Alas, by the time I finally got to see them live, it was my freshman year of college; A Date With Elvis had just come out, and the band played the corporate “One Step Beyond” club in Santa Clara, CA. Hey, I had fun – it was The Cramps! – but it was instantly clear I’d missed the band’s high-water mark by a good five years already. Here’s a thing I wrote about The Cramps 18 years ago, still somehow online.

That brings us to that aforementioned high-water mark; the period around the 1979 Alex Chilton “Ohio Demos” (later the All Tore Up bootleg) and right afterward, when the (inferior but still great) Songs The Lord Taught Us came out. That’s approximately when the UK magazine Zigzag deigned to interview and put The Cramps on their cover, in June 1980. It even features a killer “center-spread” of Cramps photos that I’m sure I’d have ripped out and pinned to the wall if I’d owned this issue in the early 80s. The Brits loved The Cramps; I believe the entire weirdo “psychobilly” scene of the early 80s pretty much grew directly from their barnstorming across the UK. 

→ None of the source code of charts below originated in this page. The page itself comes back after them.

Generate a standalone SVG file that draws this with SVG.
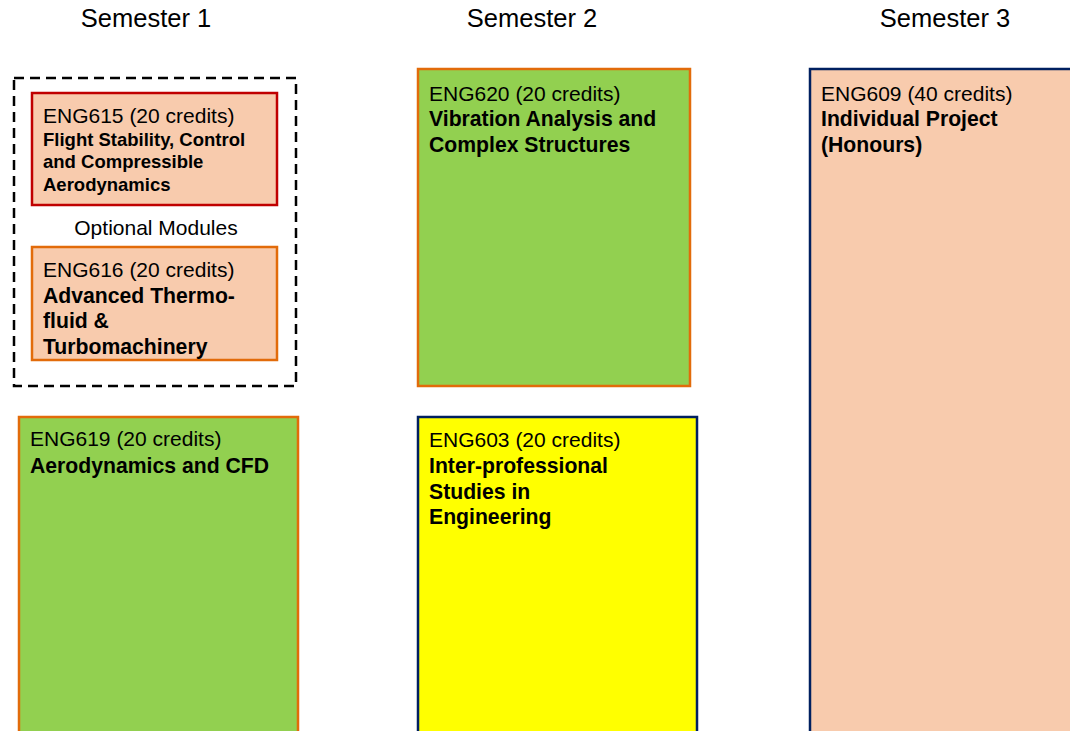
<svg xmlns="http://www.w3.org/2000/svg" width="1070" height="731" viewBox="0 0 1070 731">
<style>
text{font-family:"Liberation Sans",Arial,sans-serif;fill:#000}
.h{font-size:25.5px;text-anchor:middle}
.r{font-size:21px}
.b{font-size:21.2px;font-weight:bold}
.bs{font-size:18.5px;font-weight:bold}
.peach{fill:#F8CBAD}
.green{fill:#92D050}
.yellow{fill:#FFFF00}
.so{stroke:#E26B0A;stroke-width:2.5}
.sr{stroke:#C00000;stroke-width:2.5}
.sn{stroke:#002060;stroke-width:2.5}
</style>
<rect width="1070" height="731" fill="#fff"/>
<g id="headers">
<text class="h" x="146" y="27">Semester 1</text>
<text class="h" x="532" y="27">Semester 2</text>
<text class="h" x="945" y="27">Semester 3</text>
</g>
<g id="optional-group">
<rect x="14" y="78" width="282" height="308" fill="none" stroke="#000" stroke-width="2.5" stroke-dasharray="10,6"/>
<text class="r" x="156" y="235" text-anchor="middle">Optional Modules</text>
</g>
<g id="eng615">
<rect x="32" y="93" width="245" height="112" class="peach sr"/>
<text class="r" x="43" y="123">ENG615 (20 credits)</text>
<text class="bs" x="43" y="146">Flight Stability, Control</text>
<text class="bs" x="43" y="168">and Compressible</text>
<text class="bs" x="43" y="191">Aerodynamics</text>
</g>
<g id="eng616">
<rect x="32" y="247" width="245" height="113" class="peach so"/>
<text class="r" x="43" y="277">ENG616 (20 credits)</text>
<text class="b" x="43" y="303">Advanced Thermo-</text>
<text class="b" x="43" y="328">fluid &amp;</text>
<text class="b" x="43" y="354">Turbomachinery</text>
</g>
<g id="eng619">
<rect x="19" y="417" width="279" height="330" class="green so"/>
<text class="r" x="30" y="446">ENG619 (20 credits)</text>
<text class="b" x="30" y="473">Aerodynamics and CFD</text>
</g>
<g id="eng620">
<rect x="418" y="69" width="272" height="317" class="green so"/>
<text class="r" x="429" y="101">ENG620 (20 credits)</text>
<text class="b" x="429" y="126">Vibration Analysis and</text>
<text class="b" x="429" y="152">Complex Structures</text>
</g>
<g id="eng603">
<rect x="418" y="417" width="279" height="330" class="yellow sn"/>
<text class="r" x="429" y="447">ENG603 (20 credits)</text>
<text class="b" x="429" y="473">Inter-professional</text>
<text class="b" x="429" y="499">Studies in</text>
<text class="b" x="429" y="524">Engineering</text>
</g>
<g id="eng609">
<rect x="810" y="69" width="280" height="680" class="peach sn"/>
<text class="r" x="821" y="101">ENG609 (40 credits)</text>
<text class="b" x="821" y="126">Individual Project</text>
<text class="b" x="821" y="152">(Honours)</text>
</g>
<g id="connectors"/>
</svg>
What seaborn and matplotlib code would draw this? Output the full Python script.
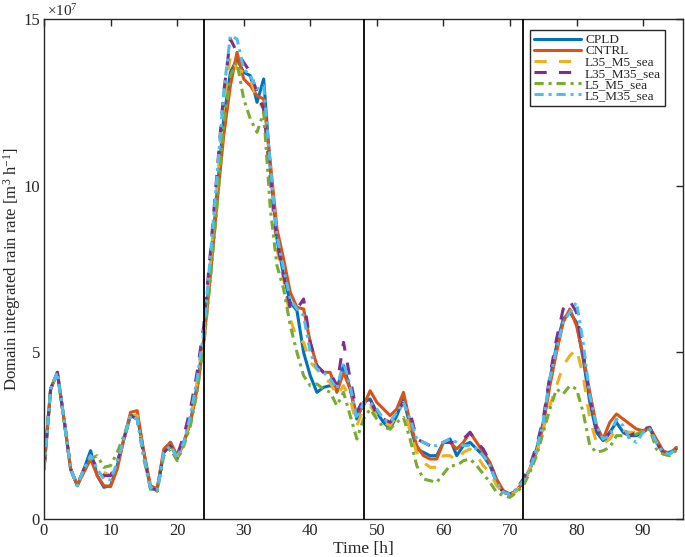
import numpy as np
import pandas as pd
import matplotlib
matplotlib.use("Agg")
import matplotlib.pyplot as plt
import seaborn as sns

time_h = list(range(0, 96))

cpld = [1.5, 3.9, 4.4, 3.0, 1.5, 1.0, 1.5, 2.05, 1.3, 0.95, 1.0, 1.6, 2.4, 3.1, 3.1, 2.0, 0.9, 0.9, 2.0, 2.3,
        1.8, 2.3, 2.9, 4.0, 5.4, 7.5, 9.8, 12.0, 13.4, 13.8, 13.4, 13.3, 12.5, 13.2, 10.5, 8.4, 7.3, 6.5, 6.25, 5.0,
        4.3, 3.8, 3.95, 4.0, 3.9, 4.6, 3.9, 3.0, 3.5, 3.6, 3.2, 2.9, 2.7, 3.1, 3.6, 2.8, 2.1, 2.0, 1.9, 1.9,
        2.3, 2.4, 1.9, 2.2, 2.3, 2.1, 1.9, 1.6, 1.1, 0.8, 0.75, 0.85, 1.1, 1.5, 2.1, 2.9, 4.2, 5.2, 6.0, 6.2,
        5.9, 4.8, 3.5, 2.6, 2.35, 2.6, 2.9, 2.6, 2.5, 2.5, 2.6, 2.75, 2.3, 2.0, 2.0, 2.1]
cntrl = [1.5, 3.9, 4.4, 3.0, 1.5, 1.0, 1.4, 1.8, 1.3, 1.0, 0.97, 1.5, 2.4, 3.2, 3.25, 2.0, 1.0, 0.9, 2.1, 2.3,
         1.9, 2.3, 2.9, 3.9, 5.3, 7.3, 9.5, 11.5, 13.0, 14.0, 13.2, 13.0, 12.7, 12.6, 10.7, 8.7, 7.8, 6.8, 6.35, 6.3,
         5.3, 4.6, 4.4, 4.4, 3.8, 4.4, 3.9, 3.1, 3.4, 3.85, 3.5, 3.3, 3.1, 3.3, 3.8, 2.9, 2.2, 1.9, 1.8, 1.8,
         2.3, 2.3, 2.1, 2.3, 2.6, 2.3, 2.0, 1.7, 1.2, 0.85, 0.75, 0.85, 1.1, 1.5, 2.0, 2.8, 4.0, 5.0, 5.9, 6.3,
         5.8, 4.9, 3.8, 2.8, 2.4, 2.9, 3.15, 3.0, 2.85, 2.7, 2.65, 2.75, 2.4, 2.05, 1.95, 2.15]
l35_m5 = [1.5, 3.9, 4.4, 3.0, 1.5, 1.0, 1.5, 1.9, 1.5, 1.4, 1.3, 1.7, 2.4, 3.1, 3.1, 1.9, 0.95, 0.85, 2.0, 2.2,
          1.85, 2.3, 3.0, 4.1, 5.5, 7.7, 10.0, 12.4, 13.9, 13.5, 13.4, 13.2, 12.6, 12.3, 10.0, 8.1, 7.2, 6.0, 5.4, 5.3,
          4.7, 4.5, 4.2, 4.1, 3.7, 4.0, 3.6, 2.8, 3.3, 3.4, 3.1, 2.9, 2.8, 3.1, 3.5, 2.6, 2.0, 1.7, 1.55, 1.55,
          1.9, 1.9, 1.75, 2.0, 2.1, 1.9, 1.6, 1.4, 1.0, 0.8, 0.7, 0.85, 1.1, 1.5, 2.0, 2.7, 3.4, 4.0, 4.6, 4.9,
          5.1, 4.3, 3.0, 2.3, 2.25, 2.4, 2.7, 2.65, 2.6, 2.6, 2.65, 2.7, 2.3, 1.95, 1.9, 2.05]
l35_m35 = [1.5, 3.9, 4.4, 3.0, 1.5, 1.0, 1.5, 1.9, 1.5, 1.3, 1.3, 1.7, 2.4, 3.1, 3.0, 1.9, 0.95, 0.85, 2.0, 2.2,
           1.9, 2.5, 3.3, 4.4, 5.8, 8.0, 10.4, 12.8, 14.4, 14.0, 13.7, 13.4, 12.8, 12.3, 10.3, 8.3, 7.3, 6.3, 6.3, 6.6,
           5.3, 4.6, 4.4, 4.4, 4.0, 5.3, 4.2, 3.2, 3.6, 3.6, 3.1, 3.0, 2.9, 3.2, 3.5, 3.2, 2.4, 2.3, 2.2, 2.2,
           2.3, 2.3, 2.3, 2.4, 2.6, 2.3, 2.1, 1.7, 1.1, 0.8, 0.75, 0.9, 1.2, 1.6, 2.2, 3.0, 4.3, 5.4, 6.3, 6.55,
           6.2, 5.0, 3.6, 2.7, 2.3, 2.6, 2.7, 2.6, 2.5, 2.6, 2.7, 2.75, 2.3, 2.0, 1.9, 2.1]
l5_m5 = [1.5, 3.9, 4.4, 3.0, 1.5, 1.0, 1.5, 1.8, 1.9, 1.55, 1.6, 2.0, 2.5, 3.1, 3.0, 1.8, 0.9, 0.83, 1.9, 2.1,
         1.75, 2.2, 2.8, 3.8, 5.2, 7.2, 9.4, 11.8, 13.3, 13.7, 12.6, 12.0, 11.6, 12.2, 9.3, 7.6, 6.9, 5.8, 5.0, 4.3,
         4.0, 4.05, 3.9, 3.8, 3.4, 3.8, 3.1, 2.4, 3.0, 3.3, 3.0, 2.75, 2.7, 2.9, 3.05, 2.4, 1.6, 1.2, 1.15, 1.1,
         1.35, 1.6, 1.6, 1.75, 1.8, 1.6, 1.35, 1.1, 0.8, 0.7, 0.65, 0.8, 1.0, 1.4, 1.9, 2.6, 3.3, 3.9, 3.75, 4.0,
         3.9, 3.2, 2.2, 2.0, 2.05, 2.15, 2.5, 2.5, 2.45, 2.55, 2.65, 2.7, 2.1, 1.95, 1.9, 2.05]
l5_m35 = [1.5, 3.9, 4.4, 3.0, 1.5, 1.0, 1.5, 1.9, 1.5, 1.2, 1.17, 1.7, 2.4, 3.1, 3.0, 1.9, 0.95, 0.85, 2.0, 2.2,
          1.85, 2.3, 3.1, 4.2, 5.6, 7.9, 10.3, 12.8, 14.5, 14.4, 13.5, 13.3, 12.9, 13.0, 10.6, 8.5, 7.5, 6.6, 6.3, 6.1,
          5.0, 4.5, 4.4, 4.2, 3.9, 4.7, 4.0, 3.0, 3.5, 3.5, 3.3, 3.0, 2.9, 3.2, 3.5, 3.0, 2.4, 2.3, 2.2, 2.2,
          2.3, 2.4, 2.3, 2.2, 2.2, 2.1, 1.9, 1.6, 1.1, 0.8, 0.75, 0.9, 1.15, 1.5, 2.1, 2.9, 4.2, 5.1, 5.9, 6.2,
          6.5, 5.3, 3.7, 2.8, 2.4, 2.5, 3.0, 2.8, 2.4, 2.3, 2.6, 2.7, 2.3, 2.0, 1.95, 2.1]

series_names = ["CPLD", "CNTRL", "L35_M5_sea", "L35_M35_sea", "L5_M5_sea", "L5_M35_sea"]
series_values = [cpld, cntrl, l35_m5, l35_m35, l5_m5, l5_m35]
colors = ["#0072BD", "#D95319", "#EDB120", "#7E2F8E", "#77AC30", "#4DBEEE"]
styles = ["-", "-", (0, (4, 4)), (0, (4, 4)), (0, (3, 1.6, 1, 1.6)), (0, (3, 1.6, 1, 1.6))]
day_lines = [24, 48, 72]
x_ticks = list(range(0, 100, 10))
y_ticks = [0, 5, 10, 15]

sns.set_theme(style="white")
plt.rcParams["font.family"] = ["Liberation Serif", "DejaVu Serif"]
plt.rcParams["mathtext.fontset"] = "custom"
plt.rcParams["mathtext.rm"] = "Liberation Serif"
plt.rcParams["mathtext.it"] = "Liberation Serif:italic"

fig = plt.figure(figsize=(6.85, 5.57), dpi=100)
ax = fig.add_axes([44 / 685, 38 / 557, 639 / 685, 500 / 557])

for name, vals, c, ls in zip(series_names, series_values, colors, styles):
    df = pd.DataFrame({"t": time_h, "v": vals})
    sns.lineplot(data=df, x="t", y="v", ax=ax, color=c, linestyle=ls, linewidth=2.2, label=name)

for d in day_lines:
    ax.axvline(d, color="black", linewidth=1.3, zorder=5)

ax.set_xlim(0, 96)
ax.set_ylim(0, 15)
ax.set_xticks(x_ticks)
ax.set_yticks(y_ticks)
ax.tick_params(direction="in", top=True, right=True, length=5, width=1, labelsize=12, colors="#262626", pad=3)
for sp in ax.spines.values():
    sp.set_color("#262626")
    sp.set_linewidth(1.0)
ax.set_xlabel("Time [h]", fontsize=12.5, labelpad=1, color="#262626")
ax.set_ylabel("Domain integrated rain rate [m$^3$ h$^{-1}$]", fontsize=12, color="#262626")
ax.yaxis.set_label_coords(-0.033, 0.5)
ax.text(0.004, 1.0, r"$\times 10^{7}$", transform=ax.transAxes, fontsize=11, ha="left", va="bottom", color="#262626")

leg = ax.legend(loc="upper right", bbox_to_anchor=(0.972, 0.978), fontsize=9.5, frameon=True, fancybox=False,
                edgecolor="#262626", framealpha=1, labelspacing=-0.08, handlelength=3.6, handletextpad=0.3,
                borderpad=0.3, borderaxespad=0)
leg.get_frame().set_linewidth(1.0)

fig.savefig("out.png", dpi=100)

I’m sure we’ll talk about Zigzag more next time I pull one of their issues from my collection, but suffice to say this issue (#102), all things considered, is a corker. It’s got Chris Desjardins (yeah, Chris D.!) introducing his Los Angeles compatriots X to the entire UK in a lengthy article. There’s a lucid and funny interview with The Fall, with much love and emotion for their Dragnet LP from the magazine’s staff. #102 also includes Mikey Dread, Jah Wobble and respect & raves for current dub and reggae. Somehow there’s even a straight-up sit-down interview with Pete Townsend

One final aside: the more I immerse myself in punk fanzines of the ‘78-’80 period, the more hovering and omnipresent the ludicrous spectre of The Clash seems to be. People just loved to debate the merits and demerits of The Clash back then. In this Zigzag, the Rude Boy film has apparently just come out, and much consternation about it is made in various parts of the magazine, from the letters section to snide remarks about it being snuck into various articles and reviews. This love/hate Clash stuff crops up in US fanzines as well at the time, but it being spread all over a London-based mag such as Zigzag shows me the inner war UK critics of the time must have been at with themselves regarding a local band that promised them so much and delivered so little. They ought’ve spent all that energy & debate picking apart the glories of The Cramps instead!

One thought on “Zigzag #102 (June 1980)

  1. I didn’t get my first chance to see The Cramps until after Psychedelic Jungle, I got wind that they were playing in L.A. and my then housemate Brian and I made the trip from Phoenix to see ’em. I had no expectations, no one I knew had ever seen them, I just knew I loved their records.This was the lineup with Kid Congo on second guitar. They come out and Ivy is looking hotter than I had expected, and I had pretty high expectations. Lux was in black leather pants and probably that jacket he’s wearing in the photo above, plus a red tuxedo shirt, the kind with the frills in the front, and his hair is in this huge pompadour about a foot high held up with probably two cans of Aquanet, and he was wearing women’s black high heeled pumps. They start in and they sound great, super loud and synced up like a machine doing upbeat rocking tunes, ‘The Natives Are Restless’, the crowd is going apeshit, they do a new song I’ve never heard before “This song goes out to Jeffery Lee Pierces mother, it’s called you’ve got gooooood taste!” They do about a half dozen rockers like this, then it turns sinister, they go into “Under The Wires”, and Lux is super animated, then the motherfucker just jumps into the crowd and crowd surfs and screams his head off while the band churns it out. This goes on for a while, then the roadie chick (same one who used to guard Billy Zoom’s gear), starts to reel Lux back in to the stage via the microphone chord. By the time she gets a hold of him (he’s still groaning and grunting while the band blazes ahead) and pulls him back onto the stage, the pumps are gone, the puffy red shirt is gone, the jacket is gone, the leather pants are half pulled off, the pompadour is a sweaty mess, and the next hour was pretty much like the footage from Urgh!, with him rolling around in beer, sweat, glass and blood, and it was complete mayhem. Obviously, I had never seen anything like it, and over the years, whenever they played near me again I purposely didn’t go, because I knew there was no way they could live up to that first impression. One of the best and most singular performances I’ve been lucky enough to witness.